## Exercise objective
Would you return the run of lines that starts at the one with "Write the matplotlib code for this chart." and ends at the one with "pbo_y = [180, 200, 459, 20, 58, 239, 20]", ends included, exactly as written and without the images?

=== Records provided ===

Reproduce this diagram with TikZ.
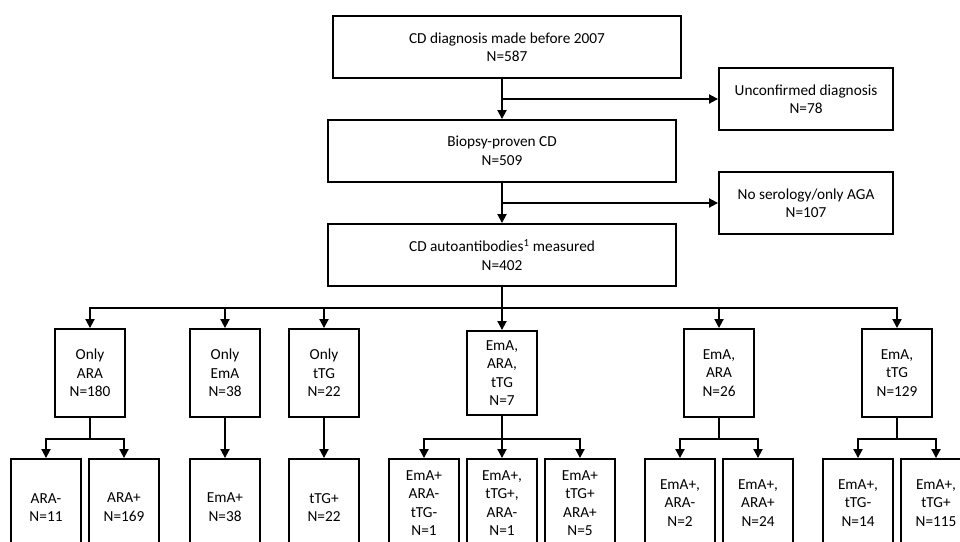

===
=== Records provided ===

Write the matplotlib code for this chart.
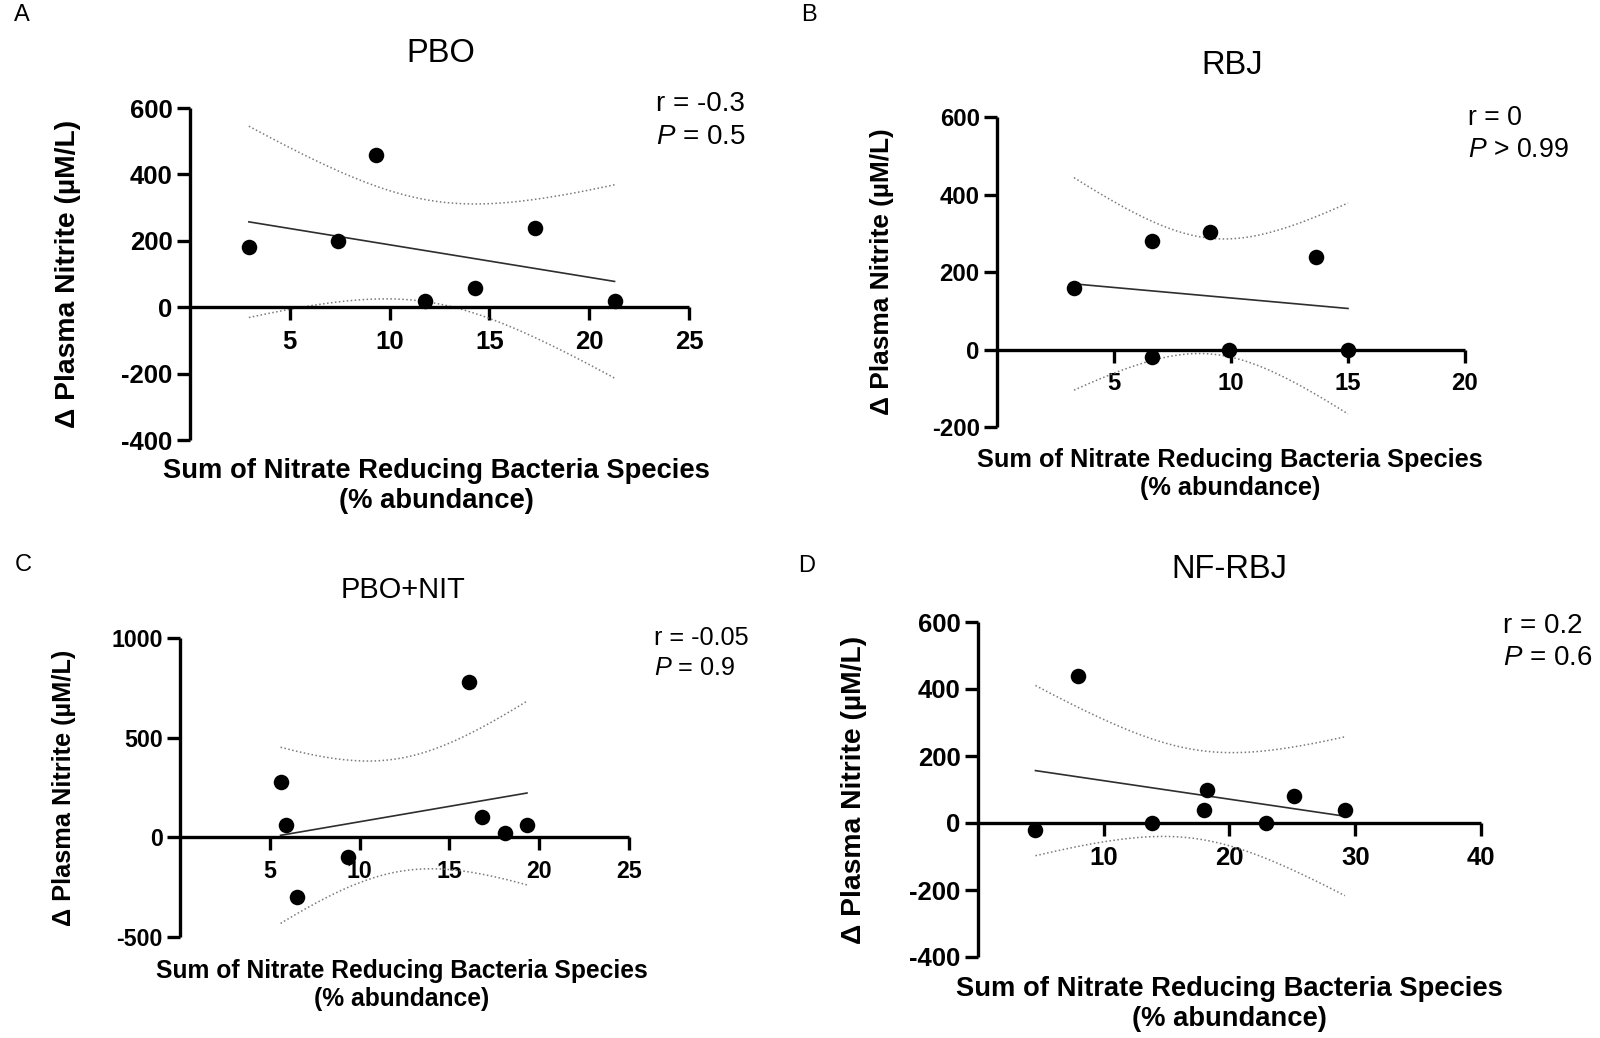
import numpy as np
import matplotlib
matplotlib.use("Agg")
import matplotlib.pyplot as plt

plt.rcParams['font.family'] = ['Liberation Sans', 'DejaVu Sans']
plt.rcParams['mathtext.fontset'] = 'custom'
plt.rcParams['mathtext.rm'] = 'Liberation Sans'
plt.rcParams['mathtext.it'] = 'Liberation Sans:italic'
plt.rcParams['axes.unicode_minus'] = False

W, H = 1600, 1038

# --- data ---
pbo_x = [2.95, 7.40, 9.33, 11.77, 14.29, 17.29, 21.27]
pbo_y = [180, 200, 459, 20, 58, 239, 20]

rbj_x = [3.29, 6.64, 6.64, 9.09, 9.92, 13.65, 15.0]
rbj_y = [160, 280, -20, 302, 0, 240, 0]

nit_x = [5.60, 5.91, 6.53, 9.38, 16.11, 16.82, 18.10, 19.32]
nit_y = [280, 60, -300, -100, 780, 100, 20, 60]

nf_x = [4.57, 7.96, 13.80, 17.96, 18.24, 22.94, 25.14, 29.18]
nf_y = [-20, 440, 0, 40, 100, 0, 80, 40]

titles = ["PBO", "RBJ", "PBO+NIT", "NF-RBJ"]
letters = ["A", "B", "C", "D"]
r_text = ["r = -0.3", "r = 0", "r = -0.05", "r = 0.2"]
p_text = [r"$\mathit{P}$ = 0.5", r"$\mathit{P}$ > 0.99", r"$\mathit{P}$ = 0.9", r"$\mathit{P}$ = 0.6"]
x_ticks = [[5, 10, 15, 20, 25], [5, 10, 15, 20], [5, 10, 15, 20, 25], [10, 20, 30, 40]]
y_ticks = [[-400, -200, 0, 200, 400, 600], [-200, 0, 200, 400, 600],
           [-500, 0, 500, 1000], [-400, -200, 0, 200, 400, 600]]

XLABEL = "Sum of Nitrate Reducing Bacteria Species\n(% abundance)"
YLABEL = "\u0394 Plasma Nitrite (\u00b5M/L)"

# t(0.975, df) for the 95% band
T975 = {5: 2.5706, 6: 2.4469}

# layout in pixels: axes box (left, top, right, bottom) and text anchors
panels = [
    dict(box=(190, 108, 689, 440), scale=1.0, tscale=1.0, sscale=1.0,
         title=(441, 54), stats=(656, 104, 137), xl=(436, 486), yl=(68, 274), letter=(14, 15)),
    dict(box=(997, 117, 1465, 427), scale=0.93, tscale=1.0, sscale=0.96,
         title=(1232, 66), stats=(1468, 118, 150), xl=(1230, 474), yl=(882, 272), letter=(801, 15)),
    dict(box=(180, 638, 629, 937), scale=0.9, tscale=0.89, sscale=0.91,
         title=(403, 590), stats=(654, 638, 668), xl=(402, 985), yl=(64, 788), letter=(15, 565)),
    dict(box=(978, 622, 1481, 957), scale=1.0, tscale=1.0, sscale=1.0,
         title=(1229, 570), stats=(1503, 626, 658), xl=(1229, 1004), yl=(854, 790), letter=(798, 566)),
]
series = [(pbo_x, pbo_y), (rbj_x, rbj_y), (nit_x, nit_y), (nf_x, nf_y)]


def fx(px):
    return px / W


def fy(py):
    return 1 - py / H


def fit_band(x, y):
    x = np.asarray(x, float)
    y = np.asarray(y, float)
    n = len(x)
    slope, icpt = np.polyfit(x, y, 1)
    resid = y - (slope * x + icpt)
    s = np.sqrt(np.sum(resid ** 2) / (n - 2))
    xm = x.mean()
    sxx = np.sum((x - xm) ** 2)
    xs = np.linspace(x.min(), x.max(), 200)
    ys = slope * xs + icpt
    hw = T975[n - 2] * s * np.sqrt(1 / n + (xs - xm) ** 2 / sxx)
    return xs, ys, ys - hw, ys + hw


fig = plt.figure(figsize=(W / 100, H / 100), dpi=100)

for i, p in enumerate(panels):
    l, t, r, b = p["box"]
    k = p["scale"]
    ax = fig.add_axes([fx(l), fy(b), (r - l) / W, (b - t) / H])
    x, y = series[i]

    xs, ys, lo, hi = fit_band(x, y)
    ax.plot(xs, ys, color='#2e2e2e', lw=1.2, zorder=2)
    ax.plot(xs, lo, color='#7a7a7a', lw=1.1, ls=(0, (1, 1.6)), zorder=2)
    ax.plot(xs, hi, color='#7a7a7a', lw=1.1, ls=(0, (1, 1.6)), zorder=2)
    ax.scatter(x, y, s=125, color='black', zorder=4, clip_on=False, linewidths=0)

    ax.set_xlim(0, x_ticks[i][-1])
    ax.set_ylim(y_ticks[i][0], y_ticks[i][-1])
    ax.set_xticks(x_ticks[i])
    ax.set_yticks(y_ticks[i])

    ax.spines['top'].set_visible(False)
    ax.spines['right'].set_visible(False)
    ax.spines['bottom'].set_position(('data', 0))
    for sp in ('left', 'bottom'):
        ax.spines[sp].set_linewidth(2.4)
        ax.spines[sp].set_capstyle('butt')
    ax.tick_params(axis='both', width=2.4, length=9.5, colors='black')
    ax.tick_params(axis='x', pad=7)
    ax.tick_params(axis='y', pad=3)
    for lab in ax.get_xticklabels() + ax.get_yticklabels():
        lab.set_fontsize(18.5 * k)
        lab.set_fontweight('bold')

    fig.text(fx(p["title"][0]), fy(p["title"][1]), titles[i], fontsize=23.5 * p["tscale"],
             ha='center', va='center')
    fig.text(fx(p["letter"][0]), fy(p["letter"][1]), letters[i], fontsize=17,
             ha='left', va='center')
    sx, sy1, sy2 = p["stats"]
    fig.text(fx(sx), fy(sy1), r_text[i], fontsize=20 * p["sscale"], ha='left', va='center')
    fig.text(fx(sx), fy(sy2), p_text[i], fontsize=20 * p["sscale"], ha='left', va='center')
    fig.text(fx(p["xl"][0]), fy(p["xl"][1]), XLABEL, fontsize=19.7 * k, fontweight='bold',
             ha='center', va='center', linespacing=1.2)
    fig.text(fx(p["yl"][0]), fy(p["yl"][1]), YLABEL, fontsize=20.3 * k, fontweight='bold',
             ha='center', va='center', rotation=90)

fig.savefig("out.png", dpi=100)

===
=== Records provided ===

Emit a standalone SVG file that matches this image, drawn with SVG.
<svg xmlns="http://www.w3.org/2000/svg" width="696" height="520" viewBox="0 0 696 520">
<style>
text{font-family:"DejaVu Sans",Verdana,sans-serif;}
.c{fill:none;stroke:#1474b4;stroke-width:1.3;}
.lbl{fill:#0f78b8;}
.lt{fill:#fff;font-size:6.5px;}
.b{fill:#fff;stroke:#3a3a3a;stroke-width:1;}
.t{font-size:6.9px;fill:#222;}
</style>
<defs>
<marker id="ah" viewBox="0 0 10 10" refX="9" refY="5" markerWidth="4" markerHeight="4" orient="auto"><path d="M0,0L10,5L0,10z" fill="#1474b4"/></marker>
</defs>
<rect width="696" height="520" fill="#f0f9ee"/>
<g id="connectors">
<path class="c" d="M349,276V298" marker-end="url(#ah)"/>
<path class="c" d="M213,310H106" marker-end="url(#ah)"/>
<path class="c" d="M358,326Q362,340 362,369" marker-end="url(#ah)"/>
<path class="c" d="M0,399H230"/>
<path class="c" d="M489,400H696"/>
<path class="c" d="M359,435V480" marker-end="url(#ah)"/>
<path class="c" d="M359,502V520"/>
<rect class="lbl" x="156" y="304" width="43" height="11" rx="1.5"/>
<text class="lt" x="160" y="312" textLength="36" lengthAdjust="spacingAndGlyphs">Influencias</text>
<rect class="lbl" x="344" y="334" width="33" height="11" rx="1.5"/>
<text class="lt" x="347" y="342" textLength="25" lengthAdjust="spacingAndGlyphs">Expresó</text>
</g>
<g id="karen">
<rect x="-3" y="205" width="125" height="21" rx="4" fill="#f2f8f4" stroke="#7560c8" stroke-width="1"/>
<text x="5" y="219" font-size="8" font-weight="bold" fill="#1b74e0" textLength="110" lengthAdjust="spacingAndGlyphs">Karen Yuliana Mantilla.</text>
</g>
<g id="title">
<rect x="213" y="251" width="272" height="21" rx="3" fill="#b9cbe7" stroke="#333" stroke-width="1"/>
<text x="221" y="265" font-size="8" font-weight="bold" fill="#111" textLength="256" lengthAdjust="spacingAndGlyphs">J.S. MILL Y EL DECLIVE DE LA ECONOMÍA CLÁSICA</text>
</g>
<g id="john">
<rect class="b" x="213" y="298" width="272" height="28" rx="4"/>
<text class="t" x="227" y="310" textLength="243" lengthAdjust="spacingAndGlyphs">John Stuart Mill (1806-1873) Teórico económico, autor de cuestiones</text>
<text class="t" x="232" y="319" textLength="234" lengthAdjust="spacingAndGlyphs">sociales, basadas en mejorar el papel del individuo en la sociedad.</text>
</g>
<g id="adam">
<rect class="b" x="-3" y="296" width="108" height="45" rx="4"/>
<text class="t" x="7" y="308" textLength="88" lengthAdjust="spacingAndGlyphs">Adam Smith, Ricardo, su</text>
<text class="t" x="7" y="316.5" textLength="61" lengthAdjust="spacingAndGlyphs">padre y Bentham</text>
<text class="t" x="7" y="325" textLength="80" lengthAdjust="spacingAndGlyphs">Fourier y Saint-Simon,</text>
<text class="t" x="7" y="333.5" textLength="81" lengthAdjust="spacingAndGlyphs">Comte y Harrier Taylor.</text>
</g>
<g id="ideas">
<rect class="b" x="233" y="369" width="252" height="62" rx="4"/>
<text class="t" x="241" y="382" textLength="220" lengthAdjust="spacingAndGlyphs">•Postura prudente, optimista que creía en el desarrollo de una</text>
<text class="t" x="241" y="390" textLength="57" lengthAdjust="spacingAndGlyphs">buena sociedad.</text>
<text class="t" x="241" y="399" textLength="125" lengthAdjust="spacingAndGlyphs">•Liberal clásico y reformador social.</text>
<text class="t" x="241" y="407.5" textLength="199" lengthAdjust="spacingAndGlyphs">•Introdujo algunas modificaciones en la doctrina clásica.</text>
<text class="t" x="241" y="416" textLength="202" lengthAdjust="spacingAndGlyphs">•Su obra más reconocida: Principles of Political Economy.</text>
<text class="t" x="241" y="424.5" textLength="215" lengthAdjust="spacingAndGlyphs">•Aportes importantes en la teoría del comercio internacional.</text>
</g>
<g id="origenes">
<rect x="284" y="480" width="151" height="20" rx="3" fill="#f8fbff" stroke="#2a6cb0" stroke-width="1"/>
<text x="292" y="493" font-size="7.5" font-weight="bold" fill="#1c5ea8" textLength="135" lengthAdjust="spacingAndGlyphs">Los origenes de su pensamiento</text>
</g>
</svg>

===

## Solution to this task
Write the matplotlib code for this chart.
import numpy as np
import matplotlib
matplotlib.use("Agg")
import matplotlib.pyplot as plt

plt.rcParams['font.family'] = ['Liberation Sans', 'DejaVu Sans']
plt.rcParams['mathtext.fontset'] = 'custom'
plt.rcParams['mathtext.rm'] = 'Liberation Sans'
plt.rcParams['mathtext.it'] = 'Liberation Sans:italic'
plt.rcParams['axes.unicode_minus'] = False

W, H = 1600, 1038

# --- data ---
pbo_x = [2.95, 7.40, 9.33, 11.77, 14.29, 17.29, 21.27]
pbo_y = [180, 200, 459, 20, 58, 239, 20]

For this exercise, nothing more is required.